Jonathan and Lauren knew each other to a limited degree while undergraduates at Hillsdale College. They became reacquainted at a homecoming event 10 years after graduation and, providentially, in the very same spot they had originally met a decade before. It was also a few months after Jonathan’s departure from seminary.

“So, when we met, and given that I had had similar experiences discerning religious life, I knew I was looking for a very particular type of person who shared the same expectation for marriage. That is, someone who desired an ‘apostolic marriage.’” That “someone” was Jonathan, and the couple married only seven months later. Such stories are not uncommon. Over the past two decades, it is estimated that only about a third of all Diocese of Lansing seminarians have made it to priestly ordination.

“Seminary is not simply a place that prepares future priests,” says Father Michael Cassar, vocations director for the Diocese of Lansing. “It's a place that provides the resources and opportunity for every man who enters to grow in virtue, to develop his relationship with Christ, and to gain greater clarity on where God is directing him in life.”

Former Diocese of Lansing seminarian Nick George concurs. A native of Saline, he spent seven years studying for the priesthood at both Saint John Vianney Seminary in Minnesota and Sacred Heart Major Seminary in Detroit before discerning out of seminary life in 2013.

“It’s so funny. Some of my fellow seminarians who had fully expected to discern out within a few months have now been priests for over 10 years,” says Nick. “Meanwhile, some guys who were pretty certain of getting ordained to the priesthood — guys who had been dressing up as priests every Halloween since they were kids — are now husbands and fathers.”

The latter is true for Nick. This summer, he and wife, Rachel, will celebrate their 10th wedding anniversary in the company of their four children, three boys and one girl. The family lives in Northville near Detroit. Nick, 36, teaches theology at Detroit Catholic Central High School. So, does Mrs. George believe former seminarians make good husbands?

“I've actually told people that before, but it feels like something you should really say in hushed tones,” says Rachel, laughing. “As in you can’t exactly tell someone, ‘I encourage you to tell your daughter to look for someone who has just left the seminary.’ It’s not a good look.

“But the spiritual and human formation Nick received in seminary has been such a gift to our marriage and to our kids, especially having three boys in quick succession as we did,” adds Lauren. “In their father, they see a gentle masculinity, someone who is a giver, and someone who sees us, who sees our needs as a family.

“A lot of that is Nick’s temperament but I think a lot of it also comes from those spiritual giants, those mentors he had at seminary, men that I don’t really know, many of whom I will never know, but I’m grateful to each and all of them.”

The Diocese of Lansing currently has 29 men studying for the priesthood.
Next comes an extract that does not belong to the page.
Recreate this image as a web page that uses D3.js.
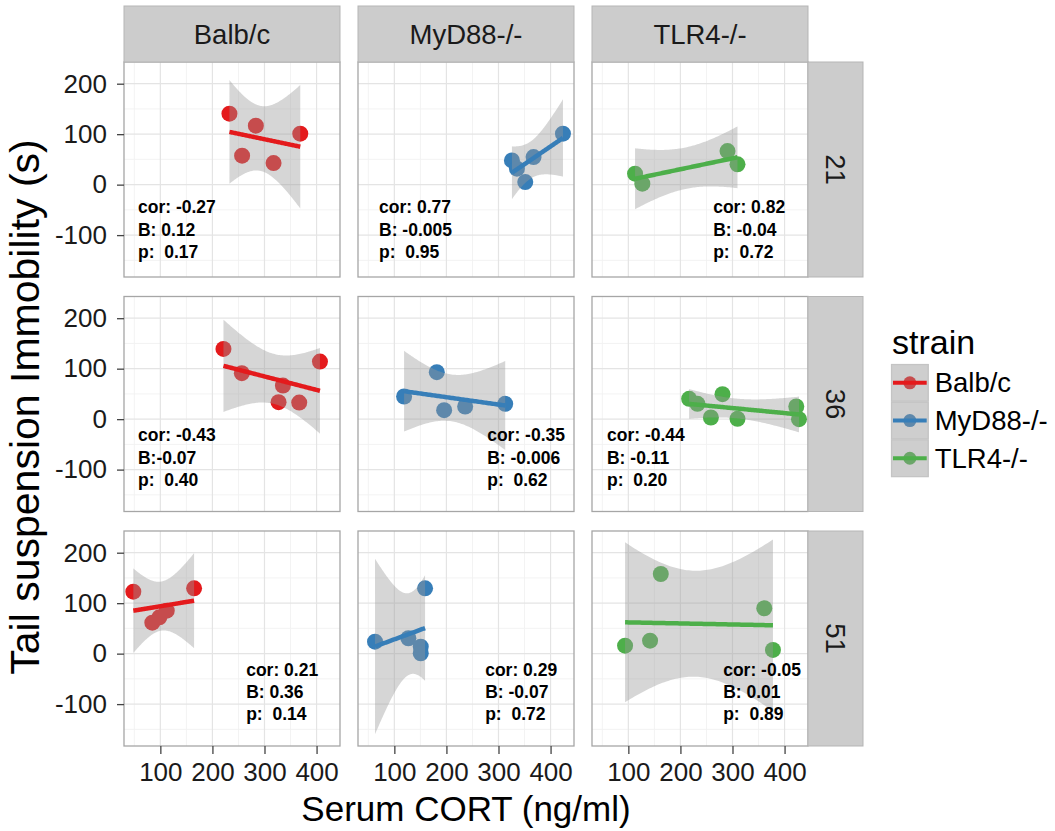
<!DOCTYPE html>
<html>
<head>
<meta charset="utf-8">
<script src="https://cdn.jsdelivr.net/npm/d3@7"></script>
<style>
  body { margin: 0; background: #ffffff; }
  text { font-family: "Liberation Sans", Arial, Helvetica, sans-serif; }
</style>
</head>
<body>
<svg id="chart" width="1055" height="831"></svg>
<script>
// ---- data -------------------------------------------------------------
const strains = ["Balb/c", "MyD88-/-", "TLR4-/-"];
const days = ["21", "36", "51"];
const strainColors = ["#E41A1C", "#377EB8", "#4DAF4A"];
const xTicks = [100, 200, 300, 400];
const yTicks = [-100, 0, 100, 200];
const xMinorTicks = [50, 150, 250, 350];
const yMinorTicks = [-150, -50, 50, 150];

// serum CORT (ng/ml) and tail suspension immobility (s) for each strain / day
const cortBalb21 = [232.7, 257.0, 283.4, 317.4, 368.7];
const immBalb21  = [140.6, 57.4, 116.8, 42.8, 101.0];
const cortMyD21  = [325.8, 335.4, 351.4, 367.3, 423.8];
const immMyD21   = [48.0, 31.7, 5.1, 54.7, 101.0];
const cortTLR21  = [112.9, 126.9, 290.4, 309.6];
const immTLR21   = [21.8, 2.0, 66.5, 40.2];

const cortBalb36 = [221.2, 256.5, 327.0, 335.4, 366.7, 406.5];
const immBalb36  = [139.2, 91.0, 33.7, 66.5, 32.9, 114.0];
const cortMyD36  = [118.7, 181.5, 195.6, 236.0, 312.9];
const immMyD36   = [44.8, 93.0, 17.8, 25.0, 30.3];
const cortTLR36  = [216.7, 232.7, 258.5, 280.8, 309.6, 422.5, 427.7];
const immTLR36   = [40.2, 30.3, 3.2, 49.5, 0.6, 25.0, 0.0];

const cortBalb51 = [48.1, 84.6, 98.1, 112.3, 164.8];
const immBalb51  = [122.8, 61.4, 72.0, 85.1, 129.5];
const cortMyD51  = [62.9, 126.9, 150.7, 150.7, 159.0];
const immMyD51   = [23.8, 30.5, 13.9, 0.8, 129.5];
const cortTLR51  = [93.7, 141.7, 162.3, 361.0, 377.7];
const immTLR51   = [15.8, 25.7, 157.8, 89.9, 7.3];

// printed statistics, one row per day, one entry per strain
const stats21 = [["cor: -0.27", "B: 0.12", "p:  0.17"],
                 ["cor: 0.77", "B: -0.005", "p:  0.95"],
                 ["cor: 0.82", "B: -0.04", "p:  0.72"]];
const stats36 = [["cor: -0.43", "B:-0.07", "p:  0.40"],
                 ["cor: -0.35", "B: -0.006", "p:  0.62"],
                 ["cor: -0.44", "B: -0.11", "p:  0.20"]];
const stats51 = [["cor: 0.21", "B: 0.36", "p:  0.14"],
                 ["cor: 0.29", "B: -0.07", "p:  0.72"],
                 ["cor: -0.05", "B: 0.01", "p:  0.89"]];

// two-sided 95% t quantiles by residual degrees of freedom
const tCrit = { 1: 12.706, 2: 4.303, 3: 3.182, 4: 2.776, 5: 2.571, 6: 2.447, 7: 2.365 };

// ---- assemble panel table ----------------------------------------------
const cortByDay = [[cortBalb21, cortMyD21, cortTLR21], [cortBalb36, cortMyD36, cortTLR36], [cortBalb51, cortMyD51, cortTLR51]];
const immByDay  = [[immBalb21, immMyD21, immTLR21], [immBalb36, immMyD36, immTLR36], [immBalb51, immMyD51, immTLR51]];
const statsByDay = [stats21, stats36, stats51];

// ---- layout ------------------------------------------------------------
const panelW = 216, panelH = 215;
const colX = [124, 358, 592];
const rowY = [62, 296.5, 531];
const stripTopY = 6, stripTopH = 56;
const stripRightX = 808, stripRightW = 55;
// anchor of each stat block (data units: left edge, first baseline)
const statAnchorX = [[57, 70.6, 262.9], [57, 278.3, 59], [264.8, 274.4, 282.1]];
const statAnchorY = [-57, -44, -44];

const svg = d3.select("#chart");
svg.append("rect").attr("width", 1055).attr("height", 831).attr("fill", "#ffffff");

const x = d3.scaleLinear().domain([30.2, 445]).range([0, panelW]);
const y = d3.scaleLinear().domain([-183, 243]).range([panelH, 0]);
const plainNumber = d => String(d);   // keeps an ASCII hyphen for negatives

function linearFit(xs, ys) {
  const n = xs.length;
  const mx = d3.mean(xs), my = d3.mean(ys);
  let sxx = 0, sxy = 0;
  for (let i = 0; i < n; i++) { sxx += (xs[i] - mx) ** 2; sxy += (xs[i] - mx) * (ys[i] - my); }
  const b = sxy / sxx, a = my - b * mx;
  let sse = 0;
  for (let i = 0; i < n; i++) sse += (ys[i] - (a + b * xs[i])) ** 2;
  const s = Math.sqrt(sse / (n - 2));
  const t = tCrit[n - 2];
  const [lo, hi] = d3.extent(xs);
  return d3.range(80).map(k => {
    const xv = lo + (hi - lo) * k / 79;
    const fit = a + b * xv;
    const se = s * Math.sqrt(1 / n + (xv - mx) ** 2 / sxx);
    return { x: xv, fit, lo: fit - t * se, hi: fit + t * se };
  });
}

const defs = svg.append("defs");
defs.append("clipPath").attr("id", "panelClip")
  .append("rect").attr("width", panelW).attr("height", panelH);

days.forEach((day, r) => {
  strains.forEach((strain, c) => {
    const g = svg.append("g").attr("transform", `translate(${colX[c]},${rowY[r]})`);
    g.append("rect").attr("width", panelW).attr("height", panelH).attr("fill", "#ffffff");

    const grid = g.append("g");
    grid.selectAll("line.xmin").data(xMinorTicks).join("line")
      .attr("x1", d => x(d)).attr("x2", d => x(d)).attr("y1", 0).attr("y2", panelH)
      .attr("stroke", "#f2f2f2").attr("stroke-width", 0.9);
    grid.selectAll("line.ymin").data(yMinorTicks).join("line")
      .attr("y1", d => y(d)).attr("y2", d => y(d)).attr("x1", 0).attr("x2", panelW)
      .attr("stroke", "#f2f2f2").attr("stroke-width", 0.9);
    grid.selectAll("line.xmaj").data(xTicks).join("line")
      .attr("x1", d => x(d)).attr("x2", d => x(d)).attr("y1", 0).attr("y2", panelH)
      .attr("stroke", "#e4e4e4").attr("stroke-width", 1.2);
    grid.selectAll("line.ymaj").data(yTicks).join("line")
      .attr("y1", d => y(d)).attr("y2", d => y(d)).attr("x1", 0).attr("x2", panelW)
      .attr("stroke", "#e4e4e4").attr("stroke-width", 1.2);

    const xs = cortByDay[r][c], ys = immByDay[r][c];
    const pts = xs.map((v, i) => ({ x: v, y: ys[i] }));
    const plot = g.append("g").attr("clip-path", "url(#panelClip)");

    // points first, the confidence ribbon and fitted line sit on top
    plot.selectAll("circle").data(pts).join("circle")
      .attr("cx", d => x(d.x)).attr("cy", d => y(d.y)).attr("r", 8)
      .attr("fill", strainColors[c]);

    const fit = linearFit(xs, ys);
    plot.append("path").datum(fit)
      .attr("d", d3.area().x(d => x(d.x)).y0(d => y(d.lo)).y1(d => y(d.hi)))
      .attr("fill", "#999999").attr("fill-opacity", 0.4);
    plot.append("path").datum(fit)
      .attr("d", d3.line().x(d => x(d.x)).y(d => y(d.fit)))
      .attr("fill", "none").attr("stroke", strainColors[c]).attr("stroke-width", 4.5);

    const lines = statsByDay[r][c];
    const tx = g.append("text")
      .attr("x", x(statAnchorX[r][c])).attr("y", y(statAnchorY[r]))
      .attr("font-size", 17.5).attr("font-weight", "bold").attr("fill", "#000")
      .style("white-space", "pre");
    lines.forEach((ln, i) => {
      tx.append("tspan").attr("x", x(statAnchorX[r][c])).attr("dy", i === 0 ? 0 : 22.3).text(ln);
    });

    g.append("rect").attr("width", panelW).attr("height", panelH)
      .attr("fill", "none").attr("stroke", "#a6a6a6").attr("stroke-width", 1.3);

    // axes on the outer panels only
    if (c === 0) {
      const ax = g.append("g").call(d3.axisLeft(y).tickValues(yTicks).tickFormat(plainNumber)
        .tickSize(7).tickPadding(10));
      ax.select(".domain").remove();
      ax.selectAll("line").attr("stroke", "#444").attr("stroke-width", 1.3);
      ax.selectAll("text").attr("font-size", 26).attr("fill", "#1a1a1a")
        .attr("font-family", "'Liberation Sans', Arial, sans-serif");
    }
    if (r === 2) {
      const ax = g.append("g").attr("transform", `translate(0,${panelH})`)
        .call(d3.axisBottom(x).tickValues(xTicks).tickFormat(plainNumber).tickSize(8).tickPadding(9));
      ax.select(".domain").remove();
      ax.selectAll("line").attr("stroke", "#444").attr("stroke-width", 1.3);
      ax.selectAll("text").attr("font-size", 26).attr("fill", "#1a1a1a")
        .attr("font-family", "'Liberation Sans', Arial, sans-serif");
    }
  });
});

// column strips
strains.forEach((s, c) => {
  svg.append("rect").attr("x", colX[c]).attr("y", stripTopY).attr("width", panelW).attr("height", stripTopH)
    .attr("fill", "#cccccc").attr("stroke", "#b5b5b5").attr("stroke-width", 1);
  svg.append("text").attr("x", colX[c] + panelW / 2).attr("y", stripTopY + stripTopH / 2)
    .attr("text-anchor", "middle").attr("dominant-baseline", "central")
    .attr("font-size", 27.5).attr("fill", "#1a1a1a").text(s);
});

// row strips
days.forEach((d, r) => {
  svg.append("rect").attr("x", stripRightX).attr("y", rowY[r]).attr("width", stripRightW).attr("height", panelH)
    .attr("fill", "#cccccc").attr("stroke", "#b5b5b5").attr("stroke-width", 1);
  svg.append("text")
    .attr("transform", `translate(${stripRightX + stripRightW / 2},${rowY[r] + panelH / 2}) rotate(90)`)
    .attr("text-anchor", "middle").attr("dominant-baseline", "central")
    .attr("font-size", 27.5).attr("fill", "#1a1a1a").text(d);
});

// axis titles
const panelsMidX = (colX[0] + colX[2] + panelW) / 2;
const panelsMidY = (rowY[0] + rowY[2] + panelH) / 2;
svg.append("text").attr("x", panelsMidX).attr("y", 821).attr("text-anchor", "middle")
  .attr("font-size", 35).attr("fill", "#000").text("Serum CORT (ng/ml)");
svg.append("text").attr("transform", `translate(39,${panelsMidY + 3}) rotate(-90)`).attr("text-anchor", "middle")
  .attr("font-size", 41).attr("fill", "#000").text("Tail suspension Immobility (s)");

// legend
const legend = svg.append("g").attr("transform", "translate(891,364)");
legend.append("text").attr("x", 1).attr("y", -10).attr("font-size", 34).attr("fill", "#000").text("strain");
const keySize = 37.7;
strains.forEach((s, i) => {
  const k = legend.append("g").attr("transform", `translate(0,${i * keySize})`);
  k.append("rect").attr("width", keySize).attr("height", keySize).attr("fill", "#f2f2f2");
  k.append("circle").attr("cx", keySize / 2).attr("cy", keySize / 2).attr("r", 6.5).attr("fill", strainColors[i]);
  k.append("rect").attr("width", keySize).attr("height", keySize)
    .attr("fill", "#999999").attr("fill-opacity", 0.4);
  k.append("line").attr("x1", 2).attr("x2", keySize - 2).attr("y1", keySize / 2).attr("y2", keySize / 2)
    .attr("stroke", strainColors[i]).attr("stroke-width", 4);
  k.append("rect").attr("x", 0.5).attr("y", 0.5).attr("width", keySize - 1).attr("height", keySize - 1)
    .attr("fill", "none").attr("stroke", "#c4c4c4").attr("stroke-width", 1.2);
  k.append("text").attr("x", keySize + 6).attr("y", keySize / 2).attr("dominant-baseline", "central")
    .attr("font-size", 27.5).attr("fill", "#000").text(s);
});
</script>
</body>
</html>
Like every man, each seminarian is called to be a father. For some, that will be the ministerial priesthood. For others, not. For all, says Father Michael Cassar, the generosity manifested in embarking upon seminary life will be rewarded in both supernatural and natural ways.

“Those who end up leaving seminary before ordination do so as better men, better Christians, and with a better sense of their vocation,” concludes Father Cassar, “This can only be a blessing to a man who becomes a husband and father.”